I'm not sure my sister and I have ever complimented one another, because we'd be immediately and completely suspicious, like, "You're totally fucking stealing mom's kitchenaid when she kicks the bucket. BITCH I CALLED IT!"
There were words in that post I had to look up on Websters...I feel so dumb LOL
My sister and I seem sickly sweet (or just too dumb to know better) after reading this.
Mongo: Sure, but only if I can borrow that chainsaw.
Kitty: Seriously. I love them, they're my sisters, but I cannot stand being around them for longer than like ten hours, because it's all yelling and arguing and anger, and then I have to convince them that things are funny and not serious, and this happens EVERY SINGLE TIME.
Boomer: Crap, you're right. But no offense taken. Because I love Donnie Osmond. Love. He's up there with Barry Gibb and Kenny Loggins. He's one of my goddamn blog tags.
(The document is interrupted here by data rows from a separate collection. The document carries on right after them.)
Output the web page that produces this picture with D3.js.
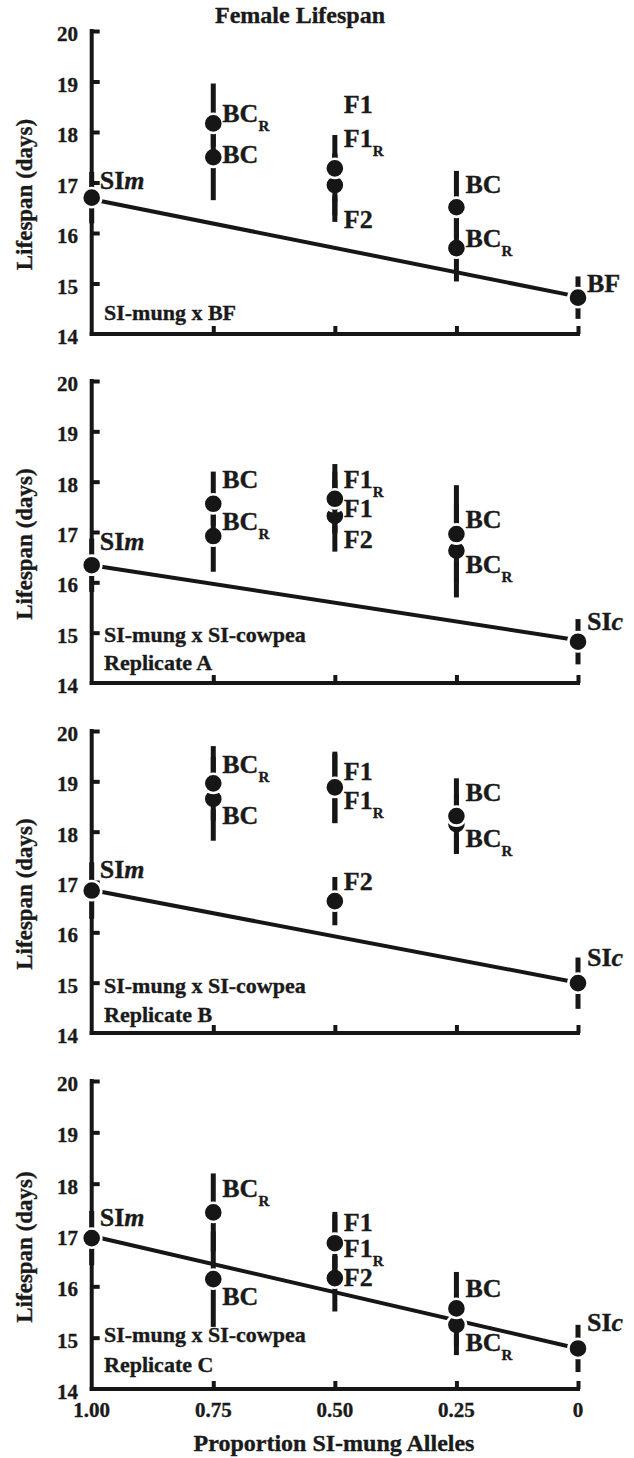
<!DOCTYPE html>
<html>
<head>
<meta charset="utf-8">
<script src="https://cdn.jsdelivr.net/npm/d3@7"></script>
<style>
  html, body { margin: 0; padding: 0; background: #fff; }
  svg text { font-family: "Liberation Serif", "Times New Roman", serif; font-weight: bold; fill: #1a1a1a; stroke: #1a1a1a; stroke-width: 0.35px; }
</style>
</head>
<body>
<svg id="chart" width="634" height="1458"></svg>
<script>
// ---------- data ----------
const xCategories = [1.00, 0.75, 0.50, 0.25, 0];
const xTickLabels = ["1.00", "0.75", "0.50", "0.25", "0"];
const yTicks = [14, 15, 16, 17, 18, 19, 20];

// point order: SIm, BC(0.75), BCR(0.75), F1, F1R, F2, BC(0.25), BCR(0.25), other parent
const pointProps = [1.00, 0.75, 0.75, 0.50, 0.50, 0.50, 0.25, 0.25, 0];

const bfMeans   = [16.70, 17.50, 18.17, 17.28, 16.95, 16.90, 16.51, 15.70, 14.72];
const bfErrors  = [0.51, 0.85, 0.79, 0.66, 0.60, 0.68, 0.72, 0.66, 0.42];
const repAMeans  = [16.34, 17.56, 16.92, 17.60, 17.66, 17.32, 16.96, 16.63, 14.82];
const repAErrors = [0.53, 0.64, 0.71, 0.60, 0.69, 0.71, 0.97, 0.93, 0.45];
const repBMeans  = [16.83, 18.65, 18.96, 18.88, 18.86, 16.62, 18.31, 18.15, 14.99];
const repBErrors = [0.56, 0.83, 0.74, 0.71, 0.69, 0.48, 0.75, 0.59, 0.51];
const repCMeans  = [16.94, 16.14, 17.44, 16.84, 16.80, 16.16, 15.57, 15.25, 14.79];
const repCErrors = [0.53, 0.93, 0.76, 0.61, 0.60, 0.65, 0.71, 0.59, 0.46];

// regression line values at proportion 1.00 and 0
const bfLine   = [16.67, 14.74];
const repALine = [16.34, 14.85];
const repBLine = [16.84, 15.00];
const repCLine = [16.98, 14.79];

// point label text: [main, subscript-or-italic]
const bfLabelText  = [["SI","m"],["BC",""],["BC","R"],["F1",""],["F1","R"],["F2",""],["BC",""],["BC","R"],["BF",""]];
const sicLabelText = [["SI","m"],["BC",""],["BC","R"],["F1",""],["F1","R"],["F2",""],["BC",""],["BC","R"],["SI","c"]];
// label anchor values (lifespan units)
const bfLabelAt   = [16.88, 17.38, 18.20, 18.37, 17.71, 16.09, 16.79, 15.73, 14.84];
const repALabelAt = [16.64, 17.87, 17.04, 17.30, 17.87, 16.68, 17.07, 16.18, 15.05];
const repBLabelAt = [17.07, 18.15, 19.16, 19.03, 18.45, 16.84, 18.60, 17.69, 15.33];
const repCLabelAt = [17.18, 15.64, 17.75, 17.08, 16.57, 16.00, 15.80, 14.75, 15.13];

const panelTitles = [
  ["SI-mung x BF"],
  ["SI-mung x SI-cowpea", "Replicate A"],
  ["SI-mung x SI-cowpea", "Replicate B"],
  ["SI-mung x SI-cowpea", "Replicate C"]
];

// ---------- layout ----------
const panels = [
  { top: 31,   bottom: 334,  means: bfMeans,   errs: bfErrors,   line: bfLine,   labels: bfLabelText,  labelAt: bfLabelAt,   title: panelTitles[0], titleOff: [14] },
  { top: 381,  bottom: 683,  means: repAMeans, errs: repAErrors, line: repALine, labels: sicLabelText, labelAt: repALabelAt, title: panelTitles[1], titleOff: [41, 13] },
  { top: 731,  bottom: 1033, means: repBMeans, errs: repBErrors, line: repBLine, labels: sicLabelText, labelAt: repBLabelAt, title: panelTitles[2], titleOff: [40, 11] },
  { top: 1081, bottom: 1389, means: repCMeans, errs: repCErrors, line: repCLine, labels: sicLabelText, labelAt: repCLabelAt, title: panelTitles[3], titleOff: [47, 17] }
];

const svg = d3.select("#chart");
const ink = "#161616";
const x = d3.scaleLinear().domain([1, 0]).range([91.7, 578]);

svg.append("text")
  .attr("x", 300).attr("y", 23)
  .attr("text-anchor", "middle")
  .attr("font-size", 24)
  .text("Female Lifespan");

panels.forEach((p, pi) => {
  const y = d3.scaleLinear().domain([14, 20]).range([p.bottom, p.top]);
  const g = svg.append("g");

  // y axis
  const yAxis = d3.axisRight(y).tickValues(yTicks.filter(t => t > 14)).tickSize(8).tickFormat("").tickSizeOuter(0);
  const ya = g.append("g").attr("transform", `translate(${x(1)},0)`).call(yAxis);
  ya.select(".domain").remove();
  ya.selectAll(".tick line").attr("stroke", ink).attr("stroke-width", 4);
  g.append("line").attr("x1", x(1)).attr("x2", x(1)).attr("y1", y(20) - 2).attr("y2", y(14) + 2)
    .attr("stroke", ink).attr("stroke-width", 4);

  // y tick labels
  g.selectAll(".ylab").data(yTicks).enter().append("text")
    .attr("x", 78).attr("y", d => y(d) + 10)
    .attr("text-anchor", "end").attr("font-size", 21)
    .text(d => d);

  // x axis
  const xAxis = d3.axisTop(x).tickValues(xCategories.slice(1)).tickSize(8).tickFormat("").tickSizeOuter(0);
  const xa = g.append("g").attr("transform", `translate(0,${y(14)})`).call(xAxis);
  xa.select(".domain").remove();
  xa.selectAll(".tick line").attr("stroke", ink).attr("stroke-width", 4);
  g.append("line").attr("x1", x(1) - 2).attr("x2", x(0) + 2).attr("y1", y(14)).attr("y2", y(14))
    .attr("stroke", ink).attr("stroke-width", 4);

  if (pi === panels.length - 1) {
    g.selectAll(".xlab").data(xCategories).enter().append("text")
      .attr("x", d => x(d)).attr("y", y(14) + 28)
      .attr("text-anchor", "middle").attr("font-size", 21)
      .text((d, i) => xTickLabels[i]);
  }

  // y axis title
  g.append("text")
    .attr("transform", `translate(32,${(p.top + p.bottom) / 2 + 12}) rotate(-90)`)
    .attr("text-anchor", "middle").attr("font-size", 23)
    .text("Lifespan (days)");

  // regression line
  g.append("line")
    .attr("x1", x(1)).attr("y1", y(p.line[0]))
    .attr("x2", x(0)).attr("y2", y(p.line[1]))
    .attr("stroke", ink).attr("stroke-width", 4);

  // points with error bars, drawn lowest first
  const pts = p.means.map((m, i) => ({ prop: pointProps[i], mean: m, err: p.errs[i] }))
    .sort((a, b) => a.mean - b.mean);
  pts.forEach(d => {
    g.append("line")
      .attr("x1", x(d.prop)).attr("x2", x(d.prop))
      .attr("y1", y(d.mean + d.err)).attr("y2", y(d.mean - d.err))
      .attr("stroke", ink).attr("stroke-width", 5);
    g.append("circle")
      .attr("cx", x(d.prop)).attr("cy", y(d.mean)).attr("r", 9.6)
      .attr("fill", ink).attr("stroke", "#fff").attr("stroke-width", 2.6);
  });

  // point labels
  p.labels.forEach((lab, i) => {
    const lx = (pointProps[i] === 1 ? x(1) + 8 : x(pointProps[i]) + 9);
    const t = g.append("text").attr("x", lx).attr("y", y(p.labelAt[i])).attr("font-size", 26);
    t.append("tspan").text(lab[0]);
    if (lab[1] === "R") {
      t.append("tspan").attr("font-size", 15).attr("dy", 9).text("R");
    } else if (lab[1]) {
      t.append("tspan").attr("font-style", "italic").text(lab[1]);
    }
  });

  // panel title text
  p.title.forEach((line, li) => {
    g.append("text")
      .attr("x", 104).attr("y", y(14) - p.titleOff[li])
      .attr("font-size", 22)
      .text(line);
  });
});

svg.append("text")
  .attr("x", 334).attr("y", 1451)
  .attr("text-anchor", "middle").attr("font-size", 24)
  .text("Proportion SI-mung Alleles");
</script>
</body>
</html>
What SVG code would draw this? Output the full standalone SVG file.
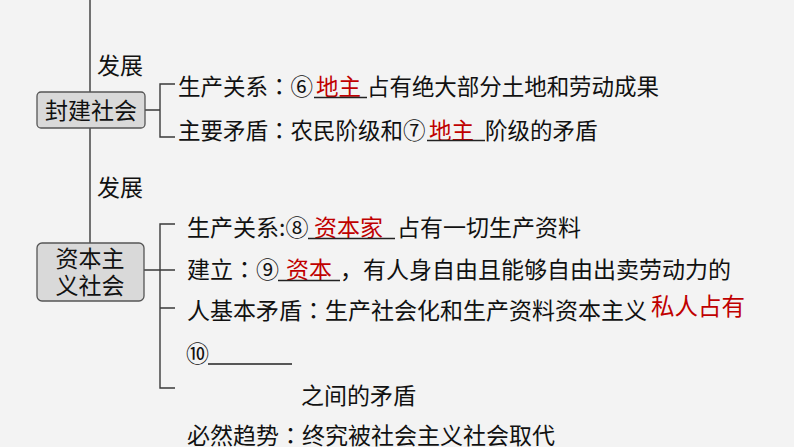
<svg xmlns="http://www.w3.org/2000/svg" width="794" height="447" viewBox="0 0 794 447">
<style>
text{font-family:"Noto Sans CJK SC","Noto Sans",sans-serif;fill:#111;}
.t{font-size:22.5px;}
.u{font-size:23px;}
.red{fill:#c00000;}
.c{font-family:"Noto Sans CJK TC","Noto Sans CJK JP",sans-serif;}
.ln{stroke:#3a3a3a;stroke-width:1.4;fill:none;}
.ul{stroke:#222;stroke-width:1.3;}
.box{fill:#d9d9d9;stroke:#555;stroke-width:1.3;}
</style>
<rect width="794" height="447" fill="#f3f3f3"/>
<g id="connectors">
<path class="ln" d="M90 0V92 M90 128V243"/>
<path class="ln" d="M145 110H160 M175 84H160V137H175"/>
<path class="ln" d="M144 270H160 M175 224H160V388H175 M160 270H175 M160 308H175"/>
</g>
<g id="edge-label-1"><text class="u" x="97" y="74">发展</text></g>
<g id="edge-label-2"><text class="u" x="97" y="196">发展</text></g>
<g id="node-feudal">
<rect class="box" x="37" y="92" width="108" height="36" rx="4"/>
<text class="u" x="91" y="119" text-anchor="middle">封建社会</text>
</g>
<g id="node-capitalist">
<rect class="box" x="37" y="243" width="107" height="58" rx="5"/>
<text class="u" x="90" y="267" text-anchor="middle">资本主</text>
<text class="u" x="90" y="294" text-anchor="middle">义社会</text>
</g>
<g id="feudal-items">
<text class="t" x="178" y="95">生产关系<tspan class="c">：</tspan>⑥</text>
<text class="t red" x="316" y="95">地主</text>
<line class="ul" x1="314" y1="97.5" x2="367" y2="97.5"/>
<text class="t" x="367" y="95" textLength="292">占有绝大部分土地和劳动成果</text>
<text class="t" x="178" y="138.5">主要矛盾<tspan class="c">：</tspan>农民阶级和⑦</text>
<text class="t red" x="429" y="138.5">地主</text>
<line class="ul" x1="427" y1="140.5" x2="485" y2="140.5"/>
<text class="t" x="485" y="138.5">阶级的矛盾</text>
</g>
<g id="capitalist-items">
<text class="u" x="187" y="236">生产关系:⑧</text>
<text class="u red" x="314" y="236">资本家</text>
<line class="ul" x1="308" y1="238.5" x2="395" y2="238.5"/>
<text class="u" x="397" y="236">占有一切生产资料</text>
<text class="u" x="187" y="278">建立<tspan class="c">：</tspan>⑨</text>
<text class="u red" x="286" y="278">资本</text>
<line class="ul" x1="278" y1="280.5" x2="340" y2="280.5"/>
<text class="u" x="340" y="278">，有人身自由且能够自由出卖劳动力的</text>
<text class="u" x="187" y="319">人基本矛盾<tspan class="c">：</tspan>生产社会化和生产资料资本主义</text>
<text class="red" x="651" y="315" style="font-size:23.5px">私人占有</text>
<text class="u" x="186" y="362">⑩</text>
<line class="ul" x1="208" y1="364" x2="292" y2="364"/>
<text class="u" x="301" y="404">之间的矛盾</text>
<text class="u" x="187" y="444">必然趋势<tspan class="c">：</tspan>终究被社会主义社会取代</text>
</g>
</svg>
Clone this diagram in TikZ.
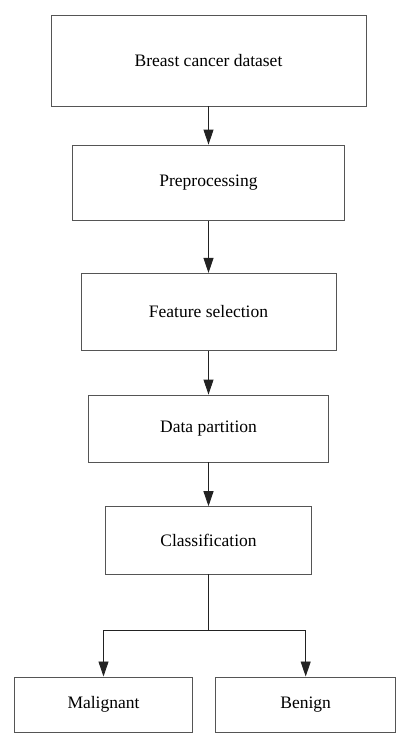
\documentclass[tikz,border=0pt]{standalone}
\usepackage{fontspec}
\setmainfont{Liberation Serif}
\usetikzlibrary{arrows.meta}
\definecolor{boxline}{HTML}{555555}
\definecolor{arrline}{HTML}{222222}
\begin{document}
\begin{tikzpicture}[x=1pt,y=-1pt,
  box/.style={draw=boxline,line width=0.9pt,inner sep=0pt,font=\fontsize{17.5}{20}\selectfont,text=black},
  conn/.style={draw=arrline,line width=0.9pt},
  arr/.style={conn,-{Triangle[length=15pt,width=10pt]}}]
\useasboundingbox (0,0) rectangle (410,748);
\node[box,minimum width=315pt,minimum height=91pt] (b1) at (208.5,60.5) {Breast cancer dataset};
\node[box,minimum width=272pt,minimum height=75.5pt] (b2) at (208.5,182.8) {Preprocessing};
\node[box,minimum width=255pt,minimum height=76.7pt] (b3) at (208.5,311.7) {Feature selection};
\node[box,minimum width=240pt,minimum height=67pt] (b4) at (208.5,428.5) {Data partition};
\node[box,minimum width=206pt,minimum height=67.3pt] (b5) at (208.5,540.3) {Classification};
\node[box,minimum width=177.6pt,minimum height=55.7pt] (b6) at (103.5,704.8) {Malignant};
\node[box,minimum width=180pt,minimum height=55.7pt] (b7) at (305.7,704.8) {Benign};
\coordinate (split) at (208.5,630);
\coordinate (sl) at (103.5,630);
\coordinate (sr) at (305.7,630);
\draw[arr] (b1.south) -- (b2.north);
\draw[arr] (b2.south) -- (b3.north);
\draw[arr] (b3.south) -- (b4.north);
\draw[arr] (b4.south) -- (b5.north);
\draw[conn] (b5.south) -- (split);
\draw[conn] (sl) -- (sr);
\draw[arr] (sl) -- (b6.north);
\draw[arr] (sr) -- (b7.north);
\end{tikzpicture}
\end{document}
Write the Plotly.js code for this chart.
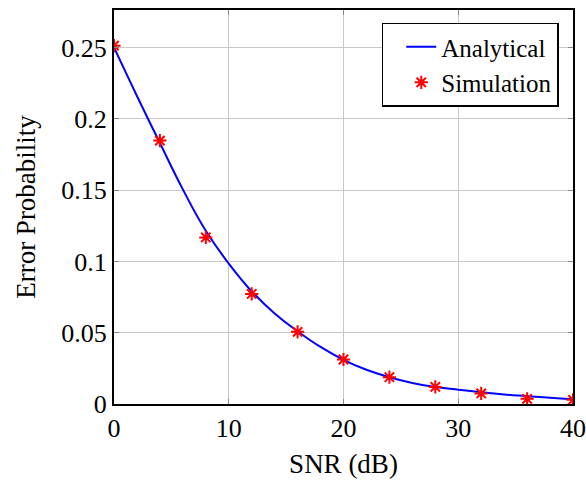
<!DOCTYPE html>
<html>
<head>
<meta charset="utf-8">
<script src="https://cdn.plot.ly/plotly-3.0.1.min.js"></script>
<style>html,body{margin:0;padding:0;background:#fff;}#chart{width:586px;height:481px;}</style>
</head>
<body>
<div id="chart"></div>
<script>
// Analytical curve
const snrAnalytical = [0, 2, 4, 6, 8, 10, 12, 14, 16, 18, 20, 22, 24, 26, 28, 30, 32, 34, 36, 38, 40];
const probAnalytical = [0.250, 0.216, 0.183, 0.1505, 0.1215, 0.0985, 0.0790, 0.0635, 0.0510, 0.0400, 0.0310, 0.0240, 0.0188, 0.0148, 0.0120, 0.0100, 0.0083, 0.0067, 0.0055, 0.0043, 0.0034];
// Simulation points
const snrSim = [0, 4, 8, 12, 16, 20, 24, 28, 32, 36, 40];
const probSim = [0.2513, 0.1847, 0.1168, 0.0772, 0.0506, 0.0312, 0.0188, 0.0120, 0.0074, 0.0036, 0.0029];
const xTicks = [0, 10, 20, 30, 40];
const yTicks = [0, 0.05, 0.1, 0.15, 0.2, 0.25];
const yTickText = ['0', '0.05', '0.1', '0.15', '0.2', '0.25'];

const fam = 'Liberation Serif, DejaVu Serif, serif';
const tickFont = {family: fam, size: 26, color: '#000'};
const titleFont = {family: fam, size: 27, color: '#000'};

const traces = [
  {x: snrAnalytical, y: probAnalytical, mode: 'lines', name: 'Analytical',
   line: {color: '#0000ff', width: 2, shape: 'spline', smoothing: 1.3}},
  {x: snrSim, y: probSim, mode: 'markers', name: 'Simulation',
   marker: {symbol: 'asterisk-open', size: 11, color: '#ff0000', line: {color: '#ff0000', width: 2}}}
];

const layout = {
  width: 586, height: 481,
  margin: {l: 114, r: 13, t: 10, b: 77},
  paper_bgcolor: '#fff', plot_bgcolor: '#fff',
  font: tickFont,
  showlegend: true,
  legend: {x: 0.969, y: 0.968, xanchor: 'right', yanchor: 'top',
           bgcolor: '#fff', bordercolor: '#000', borderwidth: 1.5,
           indentation: 18,
           font: {family: fam, size: 25, color: '#000'}, tracegroupgap: 0},
  xaxis: {
    range: [0, 40], tickvals: xTicks, ticktext: xTicks.map(String),
    showgrid: true, gridcolor: '#c8c8c8', gridwidth: 1,
    zeroline: false, showline: true, linecolor: '#000', linewidth: 2, mirror: 'ticks',
    ticks: 'inside', ticklen: 5, tickcolor: '#888', tickwidth: 1,
    tickfont: tickFont,
    title: {text: 'SNR (dB)', font: titleFont, standoff: 12}
  },
  yaxis: {
    range: [0, 0.2763], tickvals: yTicks, ticktext: yTickText,
    showgrid: true, gridcolor: '#c8c8c8', gridwidth: 1,
    zeroline: false, showline: true, linecolor: '#000', linewidth: 2, mirror: 'ticks',
    ticks: 'inside', ticklen: 5, tickcolor: '#888', tickwidth: 1,
    tickfont: tickFont,
    title: {text: 'Error Probability', font: titleFont, standoff: 18}
  }
};

Plotly.newPlot('chart', traces, layout, {displayModeBar: false, staticPlot: true});
</script>
</body>
</html>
Don't even get me fucking started.
Pistols: That is the worst suggestion I've ever read in my life.
Le Meems: Or perhaps a family edition of "Are you smarter than a fifth grader?"
Nurse: Four dollars. For both of them.
Mount: Exactly.
BS and BC: Don't ever feel stupid. The sisters are ridiculous. The only reason I remember they even used "loquacious" is because I stopped drinking my beer and pondered its definition for like thirty seconds, because I could not for the life of me remember what it meant.
Ambiblob: Just because you don't argue about US history doesn't mean you're sweet or dumb. It just means you're not an asshole.
sounds like some funny ass dork action.
Always, Blues. Always. We're infinitely dorkier around each other.